Our view: We can win the war on obesity
September 27, 2012
Wisconsin Rapids Tribune
OK, so the fact that we have an obesity problem — “we” meaning the U.S., Wisconsin or Wood County, take your pick — is not exactly breaking news. The latest evidence came in the form of a new report released by Trust for America's Health and the Robert Wood Johnson Foundation showing that by 2030, more than half of Wisconsinites will be obese.
We’ve seen the trends. What we need to do now is to take some concrete steps to reverse them.
Gannett Central Wisconsin Media, with the 12 for ‘12 health campaign we’ve had going on all year, wants to play a role in helping move us in the right direction. We liked the audacity of the goal laid out in July by the Marathon County Board to make it the healthiest county in Wisconsin. Can Wood County or Adams County answer that challenge?
If we’re going to get there, our entire community is going to have to adopt the mission of getting healthier.
Policies and even things like County Board resolutions matter. But obesity is not the sort of problem that will be solved mainly through public policy. It has a lot to do with culture, and like other cultural issues, it takes a big, multi-pronged approach.
• We need community leadership and models of success. That may be as simple as emulating the habits of a healthy neighbor or friend, or working with others to provide accountability in your own health journey. And it may mean looking to other communities who have had public health success.
• We need education. It’s a myth that you can’t eat healthily without spending a lot of money. But people need to learn how to eat healthy — and that means not just learning the facts about nutrition but also learning how not to eat to relieve stress or as a reward. We’re all guilty of these habits. It takes education and a concerted effort to change them.
• We need to teach our kids the value of exercise, and observe it in our own lives. That means limiting TV and videogame time (for grown-ups as well as kids), getting outdoors and getting active.

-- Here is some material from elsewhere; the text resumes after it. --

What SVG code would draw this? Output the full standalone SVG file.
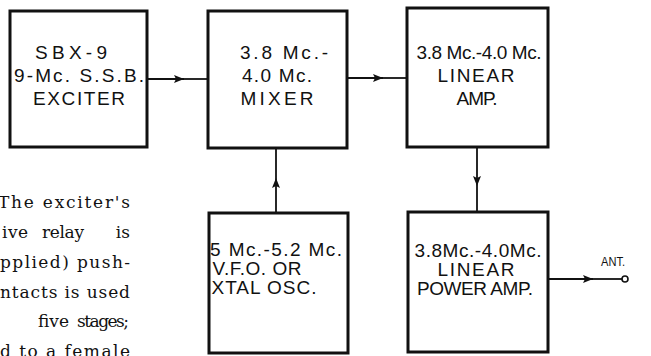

Here’s the good news: This is a fight we can win. Consider the prevalence of smoking 20 or 30 years ago. People smoked cigarettes in their offices, in college classrooms, in restaurants, on planes and on television. Today we have none of that, and smoking rates have never been lower.
What changed? Well, some laws changed, like Wisconsin’s statewide workplace smoking ban. Certainly people are better-educated about the risks and dangers of smoking than they once were. There are more resources for smoking cessation.
But perhaps the most important change had to do with social norms, social pressures. Smoking stopped being cool, and it stopped being normal. As a result, fewer young people are starting today on the path to the destructive addiction.
We can make the same change when it comes to obesity. Sure, we love rich foods here in Wisconsin. We can love them in smaller quantities. We make the culture, and we can change it.